Maka, apabila dewasa ini kita mendeteksi suatu stagnasi di dalam gerakan kita sejauh yang mengenai masalah-masalah teoritis ini, ini bukanlah karena teori Marxis yang menghidupi kita itu tidak mampu berkembang atau telah menjadi ketinggalan-jaman. Sebaliknya, adalah karena kita belum belajar bagaimana membuat suatu penggunaan yang sepadan dari senjata-senjata mental yang paling penting yang telah keluarkan dari gudang senjata Marxis berdasarkan kebutuhan mendesak kita akan senjata-senjata itu di dalam tahap-tahap dini perjuangan kita. Tidaklah benar bahwa, sejauh yang menyangkut perjuangan praktis, Marx sudah ketinggalan jaman, bahwa kita telah menggantikan/membuang Marx. Sebaliknya, Marx, di dalam ciptaan ilmiahnya, telah melampaui kita sebagai suatu partai pejuang-pejuang praktis. Tidak benar bahwa Marx tidak lagi mencukupi bagi kebutuhan-kebutuhan kita. Sebaliknya, kebutuhan-kebutuhan kita masih belum sepadan bagi penggunaan gagasan-gagasan Marx.
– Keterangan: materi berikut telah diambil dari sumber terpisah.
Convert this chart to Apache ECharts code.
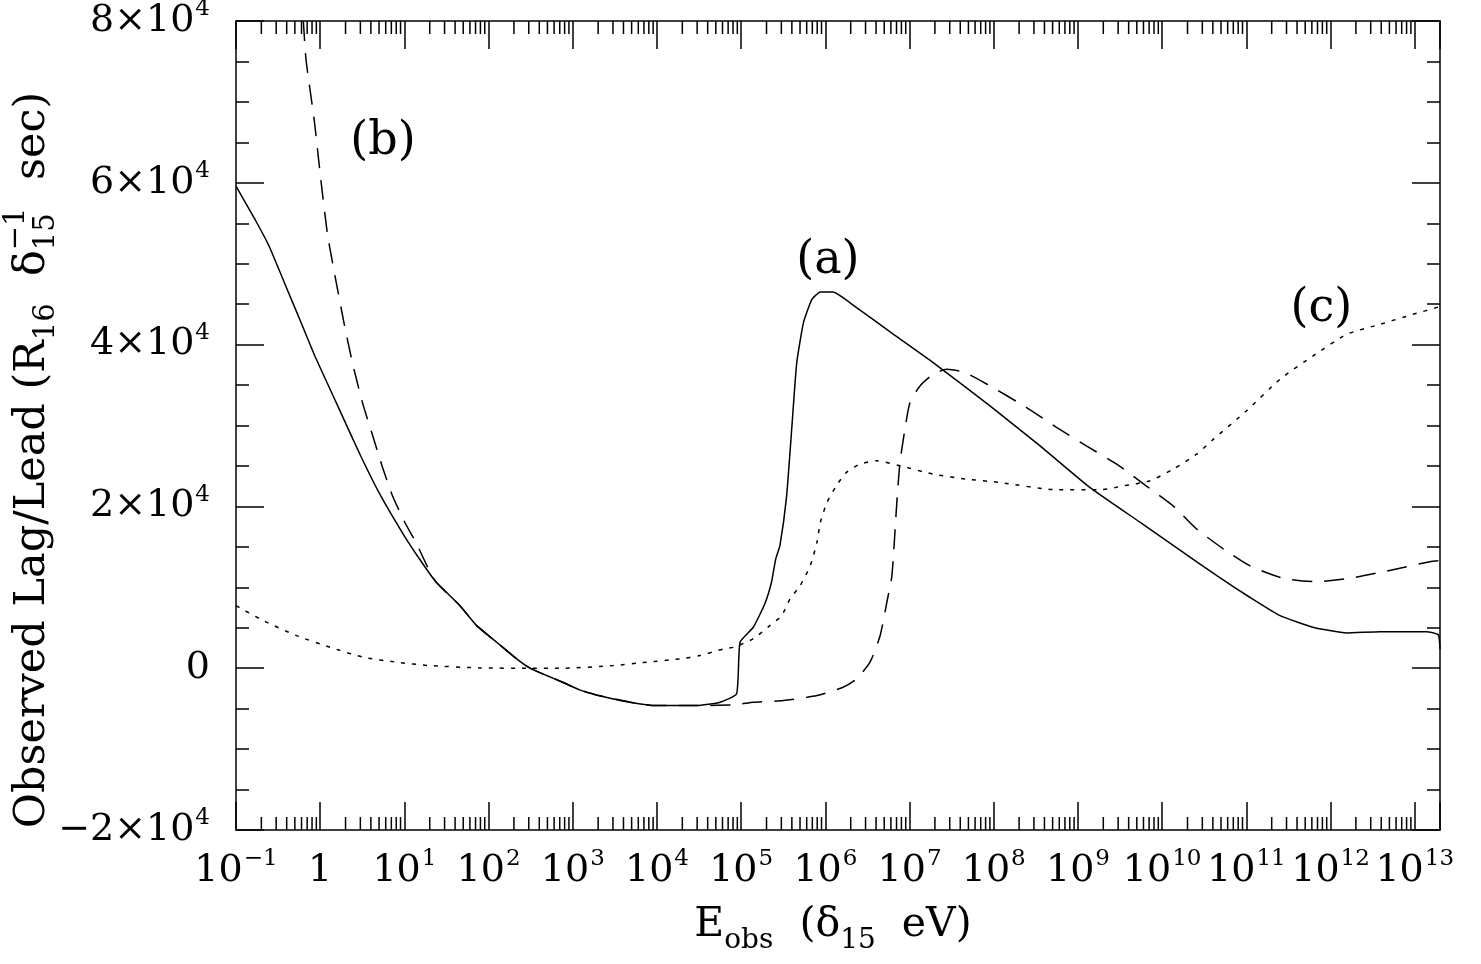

Demikianlah adanya dengan kondisi-kondisi sosial dari keberadaan proletarian di dalam masyarakat masa-kini, kondisi-kondisi yang pertama kali dijelaskan oleh teori Marxis, membalas dendam dengan nasib yang mereka paksakan atas teori Marxis itu sendiri. Walaupun teori itu merupakan suatu alat kultur intelektual yang tiada bandingannya, ia tetap tidak terpakai karena, sementara ia tidak bisa diterapkan pada kultur klas burjuis, ia sangat melampaui kebutuhan-kebutuhan klas pekerja di dalam persoalan persenjataan bagi perjuangan sehari-hari. Tidak sebelum klas pekerja dibebaskan dari kondisi-kondisi keberadaannya yang sekarang, metode penelitian Marxis itu akan tersosialisasikan berangkaian dengan cara-cara produksi lainnya, sehingga ia dapat sepenuhnya dipergunakan demi keuntungan kemanusiaan seluruhnya, dan dengan demikian ia dapat dikembangkan hingga sepenuh-penuhnya menurut kapasitas fungsionalnya.
Catatan
*) Sebuah karya Grossmann: The Law of Accumulation and the Breakdown of the Capitalist System, terbitan tahun 1930, membahas khusus mengenai teori tentang tingkat laba (the fall of the rate of profit/Jatuhnya tingkat laba) yang memang merupakan inti teori tentang nilai dan sistem kapitalisme.